**WRITTEN INSTRUCTION**: Below is the data. Give it again, complete and exact.

**PROVIDED MATERIAL**:
==============================
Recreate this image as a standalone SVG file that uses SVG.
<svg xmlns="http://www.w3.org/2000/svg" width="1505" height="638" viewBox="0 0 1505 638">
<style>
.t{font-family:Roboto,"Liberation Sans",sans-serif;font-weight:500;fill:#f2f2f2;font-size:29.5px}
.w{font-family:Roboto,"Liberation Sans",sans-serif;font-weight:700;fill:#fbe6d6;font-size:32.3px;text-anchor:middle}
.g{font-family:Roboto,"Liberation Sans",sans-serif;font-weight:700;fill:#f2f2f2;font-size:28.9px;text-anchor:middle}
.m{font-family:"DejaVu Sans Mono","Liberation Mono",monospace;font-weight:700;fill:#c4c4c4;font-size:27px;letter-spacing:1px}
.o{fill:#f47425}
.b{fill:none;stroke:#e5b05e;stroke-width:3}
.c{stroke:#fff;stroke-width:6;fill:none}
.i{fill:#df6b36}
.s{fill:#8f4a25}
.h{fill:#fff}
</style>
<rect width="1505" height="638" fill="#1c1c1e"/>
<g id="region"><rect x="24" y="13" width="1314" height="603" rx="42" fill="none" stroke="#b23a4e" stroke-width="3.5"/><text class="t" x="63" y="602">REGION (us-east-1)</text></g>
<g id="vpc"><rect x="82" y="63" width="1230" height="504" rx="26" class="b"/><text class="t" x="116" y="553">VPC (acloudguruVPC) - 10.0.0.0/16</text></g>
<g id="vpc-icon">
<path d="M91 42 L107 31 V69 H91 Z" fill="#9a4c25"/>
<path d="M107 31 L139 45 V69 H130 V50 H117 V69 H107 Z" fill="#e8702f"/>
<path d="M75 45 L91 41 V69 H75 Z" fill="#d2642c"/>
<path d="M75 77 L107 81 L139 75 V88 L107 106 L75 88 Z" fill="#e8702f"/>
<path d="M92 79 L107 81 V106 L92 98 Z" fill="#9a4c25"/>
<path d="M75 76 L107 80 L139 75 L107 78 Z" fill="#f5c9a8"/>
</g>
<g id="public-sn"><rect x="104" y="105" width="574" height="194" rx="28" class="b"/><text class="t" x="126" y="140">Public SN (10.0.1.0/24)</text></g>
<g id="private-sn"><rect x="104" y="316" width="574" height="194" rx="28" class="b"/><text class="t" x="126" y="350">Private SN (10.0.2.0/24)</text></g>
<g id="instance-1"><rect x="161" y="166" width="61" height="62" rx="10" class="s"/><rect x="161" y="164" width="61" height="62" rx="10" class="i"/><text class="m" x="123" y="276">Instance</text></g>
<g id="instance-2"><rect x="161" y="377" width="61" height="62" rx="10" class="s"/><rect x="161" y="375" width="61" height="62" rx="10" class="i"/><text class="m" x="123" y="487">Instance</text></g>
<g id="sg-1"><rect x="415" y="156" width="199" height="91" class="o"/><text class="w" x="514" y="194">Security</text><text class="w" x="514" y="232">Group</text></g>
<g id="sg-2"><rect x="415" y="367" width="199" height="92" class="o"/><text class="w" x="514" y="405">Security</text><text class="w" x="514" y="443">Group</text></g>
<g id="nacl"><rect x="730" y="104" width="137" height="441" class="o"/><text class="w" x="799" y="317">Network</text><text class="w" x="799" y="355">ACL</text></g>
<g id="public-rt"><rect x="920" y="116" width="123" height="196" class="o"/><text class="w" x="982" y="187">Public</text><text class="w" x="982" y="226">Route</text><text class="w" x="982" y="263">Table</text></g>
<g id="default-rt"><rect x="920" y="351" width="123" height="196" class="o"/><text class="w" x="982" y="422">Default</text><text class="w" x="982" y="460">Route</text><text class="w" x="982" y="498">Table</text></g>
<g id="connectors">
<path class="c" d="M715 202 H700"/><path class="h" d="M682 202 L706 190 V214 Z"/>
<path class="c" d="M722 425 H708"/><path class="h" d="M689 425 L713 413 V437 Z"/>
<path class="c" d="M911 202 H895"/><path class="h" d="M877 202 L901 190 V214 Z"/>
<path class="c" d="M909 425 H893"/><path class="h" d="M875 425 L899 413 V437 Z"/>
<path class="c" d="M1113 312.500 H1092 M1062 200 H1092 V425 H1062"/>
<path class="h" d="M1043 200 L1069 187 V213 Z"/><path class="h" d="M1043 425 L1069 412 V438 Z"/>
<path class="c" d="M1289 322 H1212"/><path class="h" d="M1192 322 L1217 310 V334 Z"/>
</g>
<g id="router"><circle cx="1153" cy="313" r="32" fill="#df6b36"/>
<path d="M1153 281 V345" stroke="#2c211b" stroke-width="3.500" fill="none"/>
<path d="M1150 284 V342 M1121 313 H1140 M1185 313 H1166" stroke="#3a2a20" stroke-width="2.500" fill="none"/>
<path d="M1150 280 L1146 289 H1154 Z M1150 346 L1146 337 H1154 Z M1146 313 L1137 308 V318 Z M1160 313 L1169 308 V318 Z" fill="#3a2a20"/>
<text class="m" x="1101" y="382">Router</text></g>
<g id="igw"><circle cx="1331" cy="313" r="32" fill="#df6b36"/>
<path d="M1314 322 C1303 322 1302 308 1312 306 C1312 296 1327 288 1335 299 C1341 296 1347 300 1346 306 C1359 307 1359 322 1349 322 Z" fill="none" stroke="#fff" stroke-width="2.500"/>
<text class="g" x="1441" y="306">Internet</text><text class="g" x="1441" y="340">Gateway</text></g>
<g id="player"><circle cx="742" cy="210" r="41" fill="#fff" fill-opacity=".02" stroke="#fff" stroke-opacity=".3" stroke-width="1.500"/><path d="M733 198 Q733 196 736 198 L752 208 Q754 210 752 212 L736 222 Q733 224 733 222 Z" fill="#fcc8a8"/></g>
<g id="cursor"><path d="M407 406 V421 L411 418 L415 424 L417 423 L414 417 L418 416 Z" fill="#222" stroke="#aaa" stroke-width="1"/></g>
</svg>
==============================
**RESPONSE BELOW**:
Recreate this image as a standalone SVG file that uses SVG.
<svg xmlns="http://www.w3.org/2000/svg" width="1505" height="638" viewBox="0 0 1505 638">
<style>
.t{font-family:Roboto,"Liberation Sans",sans-serif;font-weight:500;fill:#f2f2f2;font-size:29.5px}
.w{font-family:Roboto,"Liberation Sans",sans-serif;font-weight:700;fill:#fbe6d6;font-size:32.3px;text-anchor:middle}
.g{font-family:Roboto,"Liberation Sans",sans-serif;font-weight:700;fill:#f2f2f2;font-size:28.9px;text-anchor:middle}
.m{font-family:"DejaVu Sans Mono","Liberation Mono",monospace;font-weight:700;fill:#c4c4c4;font-size:27px;letter-spacing:1px}
.o{fill:#f47425}
.b{fill:none;stroke:#e5b05e;stroke-width:3}
.c{stroke:#fff;stroke-width:6;fill:none}
.i{fill:#df6b36}
.s{fill:#8f4a25}
.h{fill:#fff}
</style>
<rect width="1505" height="638" fill="#1c1c1e"/>
<g id="region"><rect x="24" y="13" width="1314" height="603" rx="42" fill="none" stroke="#b23a4e" stroke-width="3.5"/><text class="t" x="63" y="602">REGION (us-east-1)</text></g>
<g id="vpc"><rect x="82" y="63" width="1230" height="504" rx="26" class="b"/><text class="t" x="116" y="553">VPC (acloudguruVPC) - 10.0.0.0/16</text></g>
<g id="vpc-icon">
<path d="M91 42 L107 31 V69 H91 Z" fill="#9a4c25"/>
<path d="M107 31 L139 45 V69 H130 V50 H117 V69 H107 Z" fill="#e8702f"/>
<path d="M75 45 L91 41 V69 H75 Z" fill="#d2642c"/>
<path d="M75 77 L107 81 L139 75 V88 L107 106 L75 88 Z" fill="#e8702f"/>
<path d="M92 79 L107 81 V106 L92 98 Z" fill="#9a4c25"/>
<path d="M75 76 L107 80 L139 75 L107 78 Z" fill="#f5c9a8"/>
</g>
<g id="public-sn"><rect x="104" y="105" width="574" height="194" rx="28" class="b"/><text class="t" x="126" y="140">Public SN (10.0.1.0/24)</text></g>
<g id="private-sn"><rect x="104" y="316" width="574" height="194" rx="28" class="b"/><text class="t" x="126" y="350">Private SN (10.0.2.0/24)</text></g>
<g id="instance-1"><rect x="161" y="166" width="61" height="62" rx="10" class="s"/><rect x="161" y="164" width="61" height="62" rx="10" class="i"/><text class="m" x="123" y="276">Instance</text></g>
<g id="instance-2"><rect x="161" y="377" width="61" height="62" rx="10" class="s"/><rect x="161" y="375" width="61" height="62" rx="10" class="i"/><text class="m" x="123" y="487">Instance</text></g>
<g id="sg-1"><rect x="415" y="156" width="199" height="91" class="o"/><text class="w" x="514" y="194">Security</text><text class="w" x="514" y="232">Group</text></g>
<g id="sg-2"><rect x="415" y="367" width="199" height="92" class="o"/><text class="w" x="514" y="405">Security</text><text class="w" x="514" y="443">Group</text></g>
<g id="nacl"><rect x="730" y="104" width="137" height="441" class="o"/><text class="w" x="799" y="317">Network</text><text class="w" x="799" y="355">ACL</text></g>
<g id="public-rt"><rect x="920" y="116" width="123" height="196" class="o"/><text class="w" x="982" y="187">Public</text><text class="w" x="982" y="226">Route</text><text class="w" x="982" y="263">Table</text></g>
<g id="default-rt"><rect x="920" y="351" width="123" height="196" class="o"/><text class="w" x="982" y="422">Default</text><text class="w" x="982" y="460">Route</text><text class="w" x="982" y="498">Table</text></g>
<g id="connectors">
<path class="c" d="M715 202 H700"/><path class="h" d="M682 202 L706 190 V214 Z"/>
<path class="c" d="M722 425 H708"/><path class="h" d="M689 425 L713 413 V437 Z"/>
<path class="c" d="M911 202 H895"/><path class="h" d="M877 202 L901 190 V214 Z"/>
<path class="c" d="M909 425 H893"/><path class="h" d="M875 425 L899 413 V437 Z"/>
<path class="c" d="M1113 312.500 H1092 M1062 200 H1092 V425 H1062"/>
<path class="h" d="M1043 200 L1069 187 V213 Z"/><path class="h" d="M1043 425 L1069 412 V438 Z"/>
<path class="c" d="M1289 322 H1212"/><path class="h" d="M1192 322 L1217 310 V334 Z"/>
</g>
<g id="router"><circle cx="1153" cy="313" r="32" fill="#df6b36"/>
<path d="M1153 281 V345" stroke="#2c211b" stroke-width="3.500" fill="none"/>
<path d="M1150 284 V342 M1121 313 H1140 M1185 313 H1166" stroke="#3a2a20" stroke-width="2.500" fill="none"/>
<path d="M1150 280 L1146 289 H1154 Z M1150 346 L1146 337 H1154 Z M1146 313 L1137 308 V318 Z M1160 313 L1169 308 V318 Z" fill="#3a2a20"/>
<text class="m" x="1101" y="382">Router</text></g>
<g id="igw"><circle cx="1331" cy="313" r="32" fill="#df6b36"/>
<path d="M1314 322 C1303 322 1302 308 1312 306 C1312 296 1327 288 1335 299 C1341 296 1347 300 1346 306 C1359 307 1359 322 1349 322 Z" fill="none" stroke="#fff" stroke-width="2.500"/>
<text class="g" x="1441" y="306">Internet</text><text class="g" x="1441" y="340">Gateway</text></g>
<g id="player"><circle cx="742" cy="210" r="41" fill="#fff" fill-opacity=".02" stroke="#fff" stroke-opacity=".3" stroke-width="1.500"/><path d="M733 198 Q733 196 736 198 L752 208 Q754 210 752 212 L736 222 Q733 224 733 222 Z" fill="#fcc8a8"/></g>
<g id="cursor"><path d="M407 406 V421 L411 418 L415 424 L417 423 L414 417 L418 416 Z" fill="#222" stroke="#aaa" stroke-width="1"/></g>
</svg>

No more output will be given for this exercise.